## Problem to solve:
For every line in the records that has the word "script", make a copy.

## Task inputs:
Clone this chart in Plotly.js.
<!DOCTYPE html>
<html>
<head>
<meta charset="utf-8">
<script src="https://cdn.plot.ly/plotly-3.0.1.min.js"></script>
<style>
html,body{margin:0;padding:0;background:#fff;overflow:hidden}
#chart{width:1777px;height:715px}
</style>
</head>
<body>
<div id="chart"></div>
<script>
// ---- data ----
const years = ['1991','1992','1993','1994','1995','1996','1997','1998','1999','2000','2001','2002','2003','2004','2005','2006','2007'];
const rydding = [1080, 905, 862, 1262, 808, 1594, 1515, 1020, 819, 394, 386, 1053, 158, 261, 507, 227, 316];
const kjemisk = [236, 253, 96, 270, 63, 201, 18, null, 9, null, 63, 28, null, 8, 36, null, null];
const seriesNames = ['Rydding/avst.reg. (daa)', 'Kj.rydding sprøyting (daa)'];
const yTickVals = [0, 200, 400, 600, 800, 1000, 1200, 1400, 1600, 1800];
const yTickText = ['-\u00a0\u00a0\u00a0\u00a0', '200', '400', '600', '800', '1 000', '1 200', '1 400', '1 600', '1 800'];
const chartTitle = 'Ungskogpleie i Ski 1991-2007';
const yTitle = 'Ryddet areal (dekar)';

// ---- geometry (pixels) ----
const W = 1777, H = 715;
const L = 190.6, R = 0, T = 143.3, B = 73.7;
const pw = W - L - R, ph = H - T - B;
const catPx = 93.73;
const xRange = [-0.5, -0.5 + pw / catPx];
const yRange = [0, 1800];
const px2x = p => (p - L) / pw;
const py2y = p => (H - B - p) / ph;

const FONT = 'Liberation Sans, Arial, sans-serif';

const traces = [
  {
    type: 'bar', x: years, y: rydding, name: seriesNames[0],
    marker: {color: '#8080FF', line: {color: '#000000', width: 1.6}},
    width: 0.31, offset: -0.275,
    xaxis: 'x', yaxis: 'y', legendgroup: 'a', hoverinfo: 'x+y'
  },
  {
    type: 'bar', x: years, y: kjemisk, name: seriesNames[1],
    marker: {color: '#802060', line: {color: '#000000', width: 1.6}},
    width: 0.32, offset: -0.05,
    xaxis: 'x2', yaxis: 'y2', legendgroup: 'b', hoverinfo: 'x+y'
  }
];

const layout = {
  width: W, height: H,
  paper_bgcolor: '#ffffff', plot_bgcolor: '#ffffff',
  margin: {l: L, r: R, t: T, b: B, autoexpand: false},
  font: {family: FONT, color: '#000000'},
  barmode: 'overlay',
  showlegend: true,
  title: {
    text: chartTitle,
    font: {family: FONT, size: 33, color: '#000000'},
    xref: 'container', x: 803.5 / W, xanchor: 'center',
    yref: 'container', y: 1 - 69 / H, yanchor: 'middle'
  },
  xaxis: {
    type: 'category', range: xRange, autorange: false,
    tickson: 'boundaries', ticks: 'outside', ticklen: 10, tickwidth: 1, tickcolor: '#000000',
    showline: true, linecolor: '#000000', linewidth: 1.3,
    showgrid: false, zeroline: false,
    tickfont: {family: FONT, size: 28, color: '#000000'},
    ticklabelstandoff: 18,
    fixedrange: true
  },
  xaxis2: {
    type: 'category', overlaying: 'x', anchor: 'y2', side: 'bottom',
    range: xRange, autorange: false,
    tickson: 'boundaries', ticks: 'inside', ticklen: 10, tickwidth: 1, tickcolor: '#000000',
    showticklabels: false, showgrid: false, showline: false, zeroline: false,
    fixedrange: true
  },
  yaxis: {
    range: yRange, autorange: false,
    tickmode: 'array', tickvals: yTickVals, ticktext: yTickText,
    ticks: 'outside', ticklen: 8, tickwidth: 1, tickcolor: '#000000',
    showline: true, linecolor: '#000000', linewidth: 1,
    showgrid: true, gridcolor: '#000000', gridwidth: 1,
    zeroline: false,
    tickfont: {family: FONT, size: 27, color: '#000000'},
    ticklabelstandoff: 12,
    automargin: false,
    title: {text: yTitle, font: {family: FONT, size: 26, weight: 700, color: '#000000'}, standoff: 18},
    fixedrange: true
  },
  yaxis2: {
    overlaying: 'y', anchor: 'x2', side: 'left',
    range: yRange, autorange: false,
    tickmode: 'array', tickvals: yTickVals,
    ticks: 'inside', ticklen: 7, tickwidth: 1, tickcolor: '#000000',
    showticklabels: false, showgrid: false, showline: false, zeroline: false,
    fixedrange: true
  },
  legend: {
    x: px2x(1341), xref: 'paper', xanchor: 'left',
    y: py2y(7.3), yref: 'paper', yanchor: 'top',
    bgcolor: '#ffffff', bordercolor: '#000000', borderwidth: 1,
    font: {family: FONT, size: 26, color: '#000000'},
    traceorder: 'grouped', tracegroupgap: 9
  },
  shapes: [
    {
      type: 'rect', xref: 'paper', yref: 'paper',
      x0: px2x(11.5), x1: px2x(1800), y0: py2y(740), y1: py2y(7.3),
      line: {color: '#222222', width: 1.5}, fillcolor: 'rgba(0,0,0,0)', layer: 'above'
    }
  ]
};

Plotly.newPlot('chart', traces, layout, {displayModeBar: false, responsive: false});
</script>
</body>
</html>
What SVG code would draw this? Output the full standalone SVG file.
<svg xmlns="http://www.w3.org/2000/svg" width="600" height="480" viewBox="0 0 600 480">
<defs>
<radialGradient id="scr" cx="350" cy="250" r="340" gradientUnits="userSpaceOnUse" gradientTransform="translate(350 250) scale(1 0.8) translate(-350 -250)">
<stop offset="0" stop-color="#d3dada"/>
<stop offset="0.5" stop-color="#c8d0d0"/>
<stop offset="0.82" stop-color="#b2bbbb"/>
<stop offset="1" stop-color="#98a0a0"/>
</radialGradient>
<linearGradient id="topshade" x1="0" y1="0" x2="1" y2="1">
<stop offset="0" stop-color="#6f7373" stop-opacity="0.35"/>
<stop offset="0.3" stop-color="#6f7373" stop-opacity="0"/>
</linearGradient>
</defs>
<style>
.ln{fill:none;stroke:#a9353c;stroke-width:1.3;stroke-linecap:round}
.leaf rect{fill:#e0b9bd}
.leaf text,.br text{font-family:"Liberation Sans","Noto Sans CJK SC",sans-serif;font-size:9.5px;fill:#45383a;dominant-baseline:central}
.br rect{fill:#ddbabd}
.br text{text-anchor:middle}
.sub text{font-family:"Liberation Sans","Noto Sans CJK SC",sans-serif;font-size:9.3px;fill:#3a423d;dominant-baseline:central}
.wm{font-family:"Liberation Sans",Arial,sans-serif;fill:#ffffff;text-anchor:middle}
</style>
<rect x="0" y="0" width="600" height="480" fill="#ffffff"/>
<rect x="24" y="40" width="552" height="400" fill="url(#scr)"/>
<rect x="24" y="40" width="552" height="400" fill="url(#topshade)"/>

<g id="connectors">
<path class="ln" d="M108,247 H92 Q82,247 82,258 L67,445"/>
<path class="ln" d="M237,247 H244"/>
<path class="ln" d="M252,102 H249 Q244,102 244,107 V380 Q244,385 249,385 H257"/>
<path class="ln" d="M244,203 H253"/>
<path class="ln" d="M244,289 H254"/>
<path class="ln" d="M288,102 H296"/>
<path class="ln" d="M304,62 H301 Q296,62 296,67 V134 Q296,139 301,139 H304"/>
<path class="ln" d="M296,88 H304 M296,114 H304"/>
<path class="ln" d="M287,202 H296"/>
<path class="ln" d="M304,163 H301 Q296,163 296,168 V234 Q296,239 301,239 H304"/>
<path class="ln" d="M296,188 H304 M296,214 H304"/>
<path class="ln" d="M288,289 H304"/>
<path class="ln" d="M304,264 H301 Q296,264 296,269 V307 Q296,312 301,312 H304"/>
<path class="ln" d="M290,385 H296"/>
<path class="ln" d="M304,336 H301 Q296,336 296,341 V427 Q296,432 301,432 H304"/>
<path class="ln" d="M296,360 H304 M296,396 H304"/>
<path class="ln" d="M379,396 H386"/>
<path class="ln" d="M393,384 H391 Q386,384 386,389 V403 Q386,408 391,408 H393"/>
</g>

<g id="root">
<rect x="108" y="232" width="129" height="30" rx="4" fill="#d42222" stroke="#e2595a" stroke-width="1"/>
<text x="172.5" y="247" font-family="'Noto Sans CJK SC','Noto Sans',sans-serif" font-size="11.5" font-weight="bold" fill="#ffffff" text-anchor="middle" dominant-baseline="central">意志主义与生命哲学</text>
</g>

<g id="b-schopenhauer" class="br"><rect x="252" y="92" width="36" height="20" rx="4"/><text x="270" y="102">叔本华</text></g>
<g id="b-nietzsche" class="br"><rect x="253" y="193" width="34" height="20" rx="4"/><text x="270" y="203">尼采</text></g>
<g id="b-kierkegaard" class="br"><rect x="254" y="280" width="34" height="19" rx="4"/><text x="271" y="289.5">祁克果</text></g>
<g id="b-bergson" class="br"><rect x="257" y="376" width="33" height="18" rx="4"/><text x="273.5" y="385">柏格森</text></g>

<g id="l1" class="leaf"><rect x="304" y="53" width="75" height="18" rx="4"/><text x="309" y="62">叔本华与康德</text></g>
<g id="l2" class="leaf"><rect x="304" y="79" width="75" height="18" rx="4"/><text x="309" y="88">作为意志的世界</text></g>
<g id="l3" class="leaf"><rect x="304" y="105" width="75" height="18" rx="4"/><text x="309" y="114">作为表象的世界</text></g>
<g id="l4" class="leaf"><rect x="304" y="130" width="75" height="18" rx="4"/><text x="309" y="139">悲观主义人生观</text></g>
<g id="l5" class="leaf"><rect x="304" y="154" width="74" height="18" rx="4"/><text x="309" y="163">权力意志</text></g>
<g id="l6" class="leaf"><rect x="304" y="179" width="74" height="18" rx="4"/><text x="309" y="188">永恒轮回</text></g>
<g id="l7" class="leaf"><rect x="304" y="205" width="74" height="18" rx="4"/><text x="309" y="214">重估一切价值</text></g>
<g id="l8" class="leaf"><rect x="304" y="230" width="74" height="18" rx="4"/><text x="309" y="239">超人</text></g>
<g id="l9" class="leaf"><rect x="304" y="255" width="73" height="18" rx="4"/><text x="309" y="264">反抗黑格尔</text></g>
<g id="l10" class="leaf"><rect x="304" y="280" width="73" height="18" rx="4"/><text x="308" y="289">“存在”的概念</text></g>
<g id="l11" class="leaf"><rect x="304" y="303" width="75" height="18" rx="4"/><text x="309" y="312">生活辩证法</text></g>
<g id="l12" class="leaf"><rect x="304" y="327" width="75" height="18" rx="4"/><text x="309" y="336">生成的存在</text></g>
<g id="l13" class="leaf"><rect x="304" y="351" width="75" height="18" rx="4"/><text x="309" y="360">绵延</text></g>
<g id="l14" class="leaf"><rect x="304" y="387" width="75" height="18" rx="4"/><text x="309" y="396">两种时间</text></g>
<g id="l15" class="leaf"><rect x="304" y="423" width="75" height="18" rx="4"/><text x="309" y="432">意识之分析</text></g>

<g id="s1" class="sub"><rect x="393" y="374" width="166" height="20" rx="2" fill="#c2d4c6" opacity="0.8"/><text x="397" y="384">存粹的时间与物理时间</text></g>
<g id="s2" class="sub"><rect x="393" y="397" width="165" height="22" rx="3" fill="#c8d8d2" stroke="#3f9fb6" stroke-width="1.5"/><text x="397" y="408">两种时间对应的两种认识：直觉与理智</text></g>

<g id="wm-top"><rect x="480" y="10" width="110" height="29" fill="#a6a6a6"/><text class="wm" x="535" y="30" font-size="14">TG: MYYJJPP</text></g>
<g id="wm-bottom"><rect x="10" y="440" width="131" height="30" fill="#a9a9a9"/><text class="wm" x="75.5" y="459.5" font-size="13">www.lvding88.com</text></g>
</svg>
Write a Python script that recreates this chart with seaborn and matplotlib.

## Result for this exercise:
<script src="https://cdn.plot.ly/plotly-3.0.1.min.js"></script>
<script>
</script>
Write a Python script that recreates this chart with seaborn and matplotlib.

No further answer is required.